Evelyn tried not to let the threats she received trouble her. On the whole, considering how frightening and explicit the inmates could get, she coped with what she heard pretty well. Some threats were to be expected when dealing with the worst criminal element in America. And she could usually understand the behavior, even if understanding didn't equal justification. Many of the men she dealt with attempted to gain control in a world where they had no control by inducing fear in others. That gave them power, to a degree. Or sometimes they threatened her simply because they wanted to be despised if they could no longer be admired, wanted to at least
matter
.

But even after she'd left Hanover House for the day, she couldn't erase the disturbing image of Anthony Garza and his evil smile from her mind. While he might've been showing his displeasure with an unwelcome transfer in the only way he felt he could, she was convinced there was more to his “next victim” comment than a desire to frighten her. Something about him and their brief exchange carried an air of authenticity that confirmed the suspicion she'd had when his file first came across her desk. Maybe he'd killed so many of the women he'd been married to in order to avoid nasty divorces, for revenge because they were planning to leave him or for the small amount of insurance money he stood to gain.
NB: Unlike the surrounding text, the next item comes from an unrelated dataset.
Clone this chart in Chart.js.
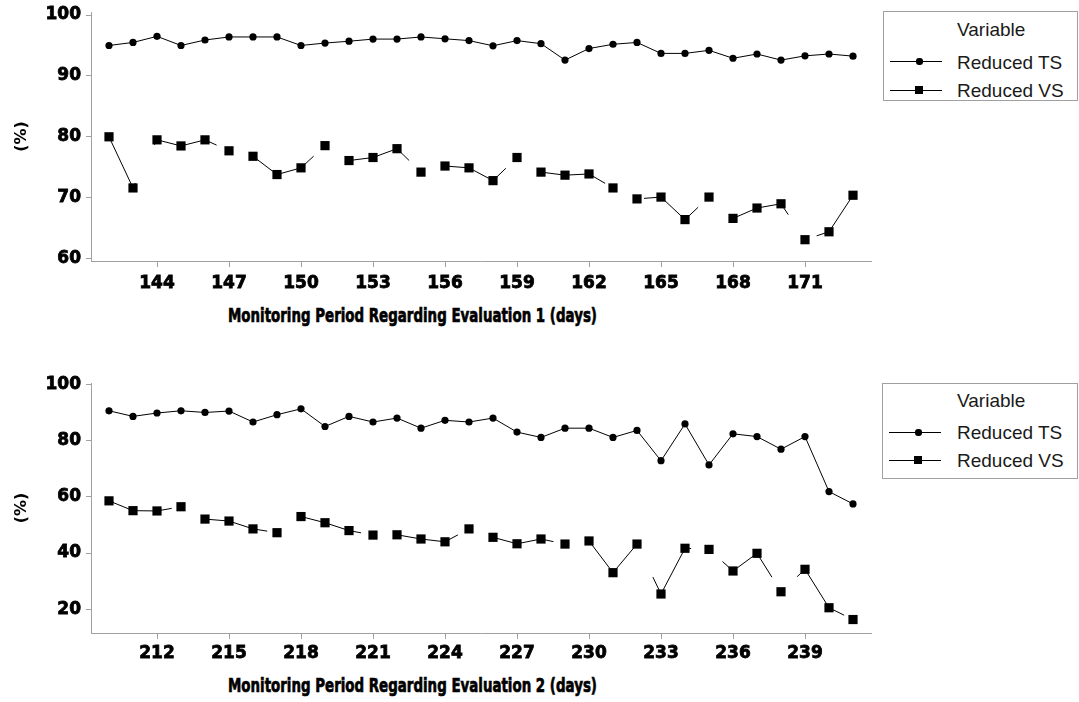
<!DOCTYPE html>
<html><head><meta charset="utf-8">
<script src="https://cdn.jsdelivr.net/npm/chart.js@4.4.1/dist/chart.umd.min.js"></script>
<style>
html,body{margin:0;padding:0;background:#fff;}
#wrap{position:relative;width:1079px;height:702px;overflow:hidden;background:#fff;}
canvas{position:absolute;left:0;}
.xt{position:absolute;font:bold 19px "DejaVu Sans";color:#000;white-space:nowrap;line-height:19px;transform-origin:0 50%;-webkit-text-stroke:0.7px #000;}
.lg{position:absolute;border:1px solid #a0a0a0;box-sizing:border-box;background:#fff;}
.lt{position:absolute;font:19px "Liberation Sans";color:#1a1a1a;white-space:nowrap;line-height:19px;}
.ll{position:absolute;height:1px;background:#000;}
.lm{position:absolute;background:#000;}
</style></head><body>
<div id="wrap">
<canvas id="c1" width="880" height="300" style="top:0"></canvas>
<canvas id="c2" width="880" height="300" style="top:360px"></canvas>
<div class="xt" id="t1" style="left:228px;top:306px">Monitoring Period Regarding Evaluation 1 (days)</div>
<div class="xt" id="t2" style="left:228px;top:676px">Monitoring Period Regarding Evaluation 2 (days)</div>

<div class="lg" style="left:883px;top:11px;width:195px;height:90px"></div>
<div class="lt" style="left:957px;top:20px">Variable</div>
<div class="lt" style="left:957px;top:53px">Reduced TS</div>
<div class="lt" style="left:957px;top:81px">Reduced VS</div>
<div class="ll" style="left:890px;top:61px;width:52px"></div>
<div class="lm" style="left:916px;top:58px;width:7px;height:7px;border-radius:3px"></div>
<div class="ll" style="left:890px;top:90px;width:52px"></div>
<div class="lm" style="left:915px;top:86px;width:8px;height:8px"></div>

<div class="lg" style="left:882px;top:383px;width:196px;height:96px"></div>
<div class="lt" style="left:957px;top:391px">Variable</div>
<div class="lt" style="left:957px;top:423px">Reduced TS</div>
<div class="lt" style="left:957px;top:451px">Reduced VS</div>
<div class="ll" style="left:889px;top:432px;width:52px"></div>
<div class="lm" style="left:915px;top:429px;width:7px;height:7px;border-radius:3px"></div>
<div class="ll" style="left:889px;top:460px;width:52px"></div>
<div class="lm" style="left:914px;top:456px;width:8px;height:8px"></div>
</div>
<script>
// ---- Evaluation 1 ----
const days1 = [142,143,144,145,146,147,148,149,150,151,152,153,154,155,156,157,158,159,160,161,162,163,164,165,166,167,168,169,170,171,172,173];
const ts1 = [95.0,95.5,96.5,95.0,95.9,96.4,96.4,96.4,95.0,95.4,95.7,96.05,96.05,96.4,96.1,95.8,94.95,95.8,95.3,92.6,94.5,95.2,95.5,93.7,93.7,94.2,92.9,93.6,92.6,93.3,93.6,93.25];
const vs1 = [80.0,71.6,79.5,78.5,79.5,77.7,76.8,73.8,74.9,78.55,76.1,76.6,78.05,74.2,75.2,74.9,72.8,76.6,74.2,73.7,73.9,71.6,69.8,70.1,66.4,70.1,66.6,68.3,69.0,63.1,64.4,70.4];
const xTicks1 = [144,147,150,153,156,159,162,165,168,171];
const yTicks1 = [60,70,80,90,100];

// ---- Evaluation 2 ----
const days2 = [210,211,212,213,214,215,216,217,218,219,220,221,222,223,224,225,226,227,228,229,230,231,232,233,234,235,236,237,238,239,240,241];
const ts2 = [90.7,88.7,89.9,90.7,90.1,90.6,86.7,89.3,91.4,85.1,88.7,86.7,88.1,84.5,87.3,86.7,88.1,83.1,81.2,84.5,84.5,81.2,83.7,72.9,86.0,71.4,82.5,81.5,77.0,81.5,61.9,57.5];
const vs2 = [58.6,55.1,55.0,56.5,52.1,51.4,48.6,47.25,53.0,50.8,48.0,46.4,46.5,45.0,44.0,48.6,45.6,43.3,45.0,43.2,44.3,33.0,43.2,25.4,41.7,41.3,33.6,39.9,26.2,34.2,20.5,16.3];
const xTicks2 = [212,215,218,221,224,227,230,233,236,239];
const yTicks2 = [20,40,60,80,100];

const seriesNames = ['Reduced TS','Reduced VS'];
const AXIS = '#a0a0a0';

// long-dash style of the VS line (dash pattern continuous along the whole line)
function dashSegment(d){
  const mlen = (a,b)=> Math.hypot(b.x-a.x, (b.y-a.y)/d.s);
  function info(ctx){
    const pts = ctx.chart.getDatasetMeta(ctx.datasetIndex).data;
    let cum = 0;
    for (let i=0;i<ctx.p0DataIndex;i++) cum += mlen(pts[i], pts[i+1]);
    const L = Math.hypot(ctx.p1.x-ctx.p0.x, ctx.p1.y-ctx.p0.y);
    const M = mlen(ctx.p0, ctx.p1);
    return {k: M>0 ? L/M : 1, cum};
  }
  return {
    borderDash: (ctx)=>{ const r = info(ctx); return [d.dash*r.k, d.gap*r.k]; },
    borderDashOffset: (ctx)=>{ const r = info(ctx); return (r.cum + d.off)*r.k; }
  };
}

function makeChart(id, days, ts, vs, xTicks, yTicks, cfg){
  const pts = (arr) => days.map((d,i)=>({x:d, y:arr[i]}));
  const tickFont = {family:'DejaVu Sans', weight:'bold', size:17};
  return new Chart(document.getElementById(id), {
    type:'line',
    data:{datasets:[
      {label:seriesNames[0], data:pts(ts), borderColor:'#000', borderWidth:1, pointStyle:'circle', pointRadius:3.6, pointBackgroundColor:'#000', pointBorderWidth:0, tension:0},
      {label:seriesNames[1], data:pts(vs), borderColor:'#000', borderWidth:1, pointStyle:'rect', pointRadius:6.5, pointBackgroundColor:'#000', pointBorderWidth:0, tension:0,
       segment: dashSegment(cfg.dash)}
    ]},
    options:{
      responsive:false, animation:false, events:[],
      layout:{padding:{left:0,right:9,top:cfg.top,bottom:0}},
      plugins:{legend:{display:false}, tooltip:{enabled:false}},
      scales:{
        x:{type:'linear', min:cfg.xmin, max:cfg.xmax,
           afterBuildTicks:(s)=>{s.ticks = xTicks.map(v=>({value:v}));},
           afterFit:(s)=>{s.height = cfg.h - cfg.bottom; s.paddingLeft=0; s.paddingRight=0;},
           grid:{drawOnChartArea:false, drawTicks:true, tickLength:6, color:AXIS},
           border:{color:AXIS, width:1},
           ticks:{color:'#000', padding:cfg.xpad, maxRotation:0, autoSkip:false, font:tickFont, textStrokeColor:'#000', textStrokeWidth:0.8}
        },
        y:{type:'linear', min:cfg.ymin, max:cfg.ymax,
           afterBuildTicks:(s)=>{s.ticks = yTicks.map(v=>({value:v}));},
           afterFit:(s)=>{s.width = 91; s.paddingTop=0; s.paddingBottom=0;},
           grid:{drawOnChartArea:false, drawTicks:true, tickLength:5, color:AXIS},
           border:{color:AXIS, width:1},
           ticks:{color:'#000', padding:5, autoSkip:false, font:tickFont, textStrokeColor:'#000', textStrokeWidth:0.8},
           title:{display:true, text:'(%)', color:'#000', padding:{top:12,bottom:0}, font:{family:'DejaVu Sans', weight:'bold', size:16}}
        }
      }
    }
  });
}

makeChart('c1', days1, ts1, vs1, xTicks1, yTicks1, {top:12, bottom:261, h:300, xmin:141.25, xmax:173.75, ymin:59.6, ymax:100.5, xpad:6,
  dash:{s:1, dash:68, gap:42.5, off:6}});
makeChart('c2', days2, ts2, vs2, xTicks2, yTicks2, {top:23, bottom:273, h:300, xmin:209.25, xmax:241.75, ymin:11.5, ymax:100.6, xpad:4,
  dash:{s:1.3, dash:64, gap:34.3, off:0}});

// fit x-axis titles to reference width
['t1','t2'].forEach(id=>{
  const el = document.getElementById(id);
  const w = el.getBoundingClientRect().width;
  el.style.transform = 'scaleX(' + (369/w) + ')';
});
</script>
</body></html>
But he was, at heart, a lust killer—someone who took human life simply for the pleasure of it.

Which made her wonder if he'd murdered more women than just those three.

She was willing to bet he had—

“You going to pay for that?”

A deep voice jarred her out of her thoughts. She'd been standing at the coffee machine, absently stirring the cup she'd poured several seconds earlier. She wasn't anxious to head back out into the cold. The storm had hit full force, dropping the temperature to twenty below.

But it wasn't the cashier who'd confronted her. It was the Alaska State Trooper she'd briefly dated over the summer—if a couple of meals, one kiss and several telephone calls could constitute “dating.” His name was Benjamin Murphy, but the locals called him Sergeant Amarok. He'd told her he'd received that nickname—Inuktitut for “wolf”—in grade school after some bully picked a fight with him. Apparently, he'd won that fight. He looked like he could win just about any fight.